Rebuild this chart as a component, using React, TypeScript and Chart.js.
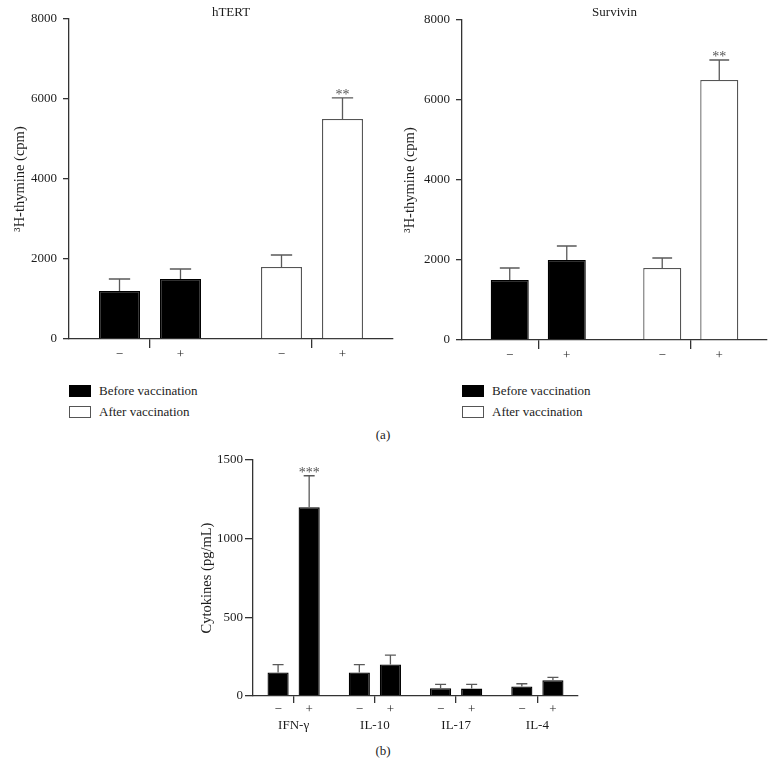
import React, { useEffect, useRef } from 'react';
import { Chart, registerables } from 'chart.js';

Chart.register(...registerables);

const FONT = '"Liberation Serif", "Times New Roman", serif';
const AXIS = '#333333';
const TEXT = '#1c1c1c';

// ---- panel (a) ----
const groupLabels = ['Before vaccination', 'After vaccination'];
const groupFill = ['#000000', '#ffffff'];
const groupBorder = ['#000000', '#555555'];
const stimMinus = '−';
const stimPlus = '+';
const thymineTicks = [0, 2000, 4000, 6000, 8000];

const htertMinus = [1200, 1800];
const htertMinusErr = [300, 300];
const htertPlus = [1500, 5500];
const htertPlusErr = [250, 530];
const htertPlusSig = ['', '**'];

const survMinus = [1500, 1800];
const survMinusErr = [300, 250];
const survPlus = [2000, 6500];
const survPlusErr = [350, 500];
const survPlusSig = ['', '**'];

// ---- panel (b) ----
const cytoLabels = ['IFN-γ', 'IL-10', 'IL-17', 'IL-4'];
const cytoMinus = [150, 150, 50, 60];
const cytoMinusErr = [50, 50, 24, 18];
const cytoPlus = [1200, 200, 47, 100];
const cytoPlusErr = [200, 60, 27, 18];
const cytoPlusSig = ['***', '', '', ''];
const cytoTicks = [0, 500, 1000, 1500];

const barExtras = {
  id: 'barExtras',
  afterDatasetsDraw(chart: any, _args: any, opts: any) {
    const { ctx, chartArea } = chart;
    const yScale = chart.scales.y;
    chart.data.datasets.forEach((ds: any, di: number) => {
      const meta = chart.getDatasetMeta(di);
      meta.data.forEach((bar: any, i: number) => {
        const v = ds.data[i];
        const e = ds.errors ? ds.errors[i] : 0;
        const top = yScale.getPixelForValue(v + e);
        const half = bar.width * 0.26;
        ctx.save();
        ctx.strokeStyle = '#5a5a5a';
        ctx.lineWidth = 1.3;
        ctx.beginPath();
        ctx.moveTo(bar.x, bar.y);
        ctx.lineTo(bar.x, top);
        ctx.moveTo(bar.x - half, top);
        ctx.lineTo(bar.x + half, top);
        ctx.stroke();
        const sig = ds.sig ? ds.sig[i] : '';
        if (sig) {
          ctx.fillStyle = '#555555';
          ctx.font = `14px ${FONT}`;
          ctx.textAlign = 'center';
          ctx.textBaseline = 'alphabetic';
          ctx.fillText(sig, bar.x, top + 1);
        }
        ctx.fillStyle = TEXT;
        ctx.font = `13px ${FONT}`;
        ctx.textAlign = 'center';
        ctx.textBaseline = 'middle';
        ctx.fillText(ds.label, bar.x, chartArea.bottom + opts.stimOffset);
        ctx.restore();
      });
    });
    if (opts.title) {
      ctx.save();
      ctx.fillStyle = TEXT;
      ctx.font = `13px ${FONT}`;
      ctx.textAlign = 'center';
      ctx.textBaseline = 'middle';
      ctx.fillText(opts.title, (chartArea.left + chartArea.right) / 2, opts.titleY);
      ctx.restore();
    }
  },
};

function buildConfig(p: any) {
  const ds = (label: string, data: number[], errors: number[], sig: string[]) => ({
    label,
    data,
    errors,
    sig,
    backgroundColor: p.fill,
    borderColor: p.border,
    borderWidth: 1.3,
    categoryPercentage: p.cat,
    barPercentage: p.bar,
  });
  return {
    type: 'bar',
    data: {
      labels: p.labels,
      datasets: [
        ds(stimMinus, p.minus, p.minusErr, []),
        ds(stimPlus, p.plus, p.plusErr, p.plusSig),
      ],
    },
    options: {
      responsive: false,
      animation: false,
      devicePixelRatio: 1,
      layout: { padding: p.padding },
      plugins: {
        legend: { display: false },
        tooltip: { enabled: false },
        barExtras: { stimOffset: p.stimOffset, title: p.title, titleY: p.titleY },
      },
      scales: {
        x: {
          grid: { offset: false, drawOnChartArea: false, tickLength: p.xTick, color: AXIS, lineWidth: 1.3 },
          border: { color: AXIS, width: 1.3 },
          ticks: { display: p.showX, padding: 15, font: { size: 13, family: FONT }, color: TEXT, maxRotation: 0 },
          afterFit: (s: any) => { s.height = p.xHeight; },
        },
        y: {
          min: 0,
          max: p.yMax,
          grid: { drawOnChartArea: false, tickLength: p.yTick, color: AXIS, lineWidth: 1.3 },
          border: { color: AXIS, width: 1.3 },
          ticks: {
            padding: p.yPad,
            font: { size: 13, family: FONT },
            color: TEXT,
            callback: (v: any) => String(v),
          },
          afterBuildTicks: (s: any) => { s.ticks = p.yTicks.map((v: number) => ({ value: v })); },
          afterFit: (s: any) => { s.width = p.yWidth; },
          title: {
            display: true,
            text: p.yTitle,
            font: { size: 14.5, family: FONT },
            color: TEXT,
            padding: { top: p.titlePad, bottom: 0 },
          },
        },
      },
    },
    plugins: [barExtras],
  };
}

function Panel({ left, top, width, height, params }: any) {
  const ref = useRef<HTMLCanvasElement>(null);
  useEffect(() => {
    const chart = new Chart(ref.current as HTMLCanvasElement, buildConfig(params) as any);
    return () => chart.destroy();
  }, []);
  return (
    <canvas
      ref={ref}
      width={width}
      height={height}
      style={{ position: 'absolute', left, top, width, height }}
    />
  );
}

function Legend({ left, top }: any) {
  return (
    <div style={{ position: 'absolute', left, top, font: `13px ${FONT}`, color: TEXT }}>
      {groupLabels.map((l, i) => (
        <div key={l} style={{ display: 'flex', alignItems: 'center', height: 20.5 }}>
          <span
            style={{
              display: 'inline-block',
              width: 22,
              height: 12,
              boxSizing: 'border-box',
              background: groupFill[i],
              border: `1.3px solid ${groupBorder[i]}`,
              marginRight: 8,
            }}
          />
          <span>{l}</span>
        </div>
      ))}
    </div>
  );
}

const hTERTParams = {
  labels: groupLabels,
  minus: htertMinus, minusErr: htertMinusErr,
  plus: htertPlus, plusErr: htertPlusErr, plusSig: htertPlusSig,
  fill: groupFill, border: groupBorder,
  cat: 0.753, bar: 0.672,
  padding: { top: 19, right: 7, bottom: 0, left: 0 },
  yWidth: 69, xHeight: 33, xTick: 9, yTick: 6, yPad: 6,
  yMax: 8000, yTicks: thymineTicks,
  yTitle: '³H-thymine (cpm)', titlePad: 11,
  showX: false, stimOffset: 16,
  title: 'hTERT', titleY: 13,
};

const survParams = {
  ...hTERTParams,
  minus: survMinus, minusErr: survMinusErr,
  plus: survPlus, plusErr: survPlusErr, plusSig: survPlusSig,
  cat: 0.748, bar: 0.667,
  padding: { top: 20, right: 8, bottom: 0, left: 0 },
  yWidth: 72, xHeight: 32,
  titlePad: 11,
  title: 'Survivin', titleY: 13,
};

const cytoParams = {
  labels: cytoLabels,
  minus: cytoMinus, minusErr: cytoMinusErr,
  plus: cytoPlus, plusErr: cytoPlusErr, plusSig: cytoPlusSig,
  fill: '#000000', border: '#000000',
  cat: 0.765, bar: 0.68,
  padding: { top: 20, right: 22, bottom: 0, left: 0 },
  yWidth: 73, xHeight: 44, xTick: 7, yTick: 8, yPad: 2,
  yMax: 1500, yTicks: cytoTicks,
  yTitle: 'Cytokines (pg/mL)', titlePad: 18,
  showX: true, stimOffset: 14,
  title: '', titleY: 0,
};

export default function App() {
  return (
    <div
      style={{
        position: 'fixed',
        left: 0,
        top: 0,
        width: 775,
        height: 778,
        background: '#ffffff',
        overflow: 'hidden',
      }}
    >
      <Panel left={0} top={0} width={400} height={372} params={hTERTParams} />
      <Panel left={390} top={0} width={385} height={372} params={survParams} />
      <Legend left={69} top={381} />
      <Legend left={462} top={381} />
      <div style={{ position: 'absolute', left: 0, width: 766, top: 427, textAlign: 'center', font: `13px ${FONT}`, color: TEXT }}>(a)</div>
      <Panel left={180} top={440} width={420} height={300} params={cytoParams} />
      <div style={{ position: 'absolute', left: 0, width: 766, top: 743, textAlign: 'center', font: `13px ${FONT}`, color: TEXT }}>(b)</div>
    </div>
  );
}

· · · · · · ·

Aim of the exercise: Return only the lines from the start of the data through the line that contains "const TEXT = '#1c1c1c';", please, copying them exactly and omitting all pictures.

Written reply:
Rebuild this chart as a component, using React, TypeScript and Chart.js.
import React, { useEffect, useRef } from 'react';
import { Chart, registerables } from 'chart.js';

Chart.register(...registerables);

const FONT = '"Liberation Serif", "Times New Roman", serif';
const AXIS = '#333333';
const TEXT = '#1c1c1c';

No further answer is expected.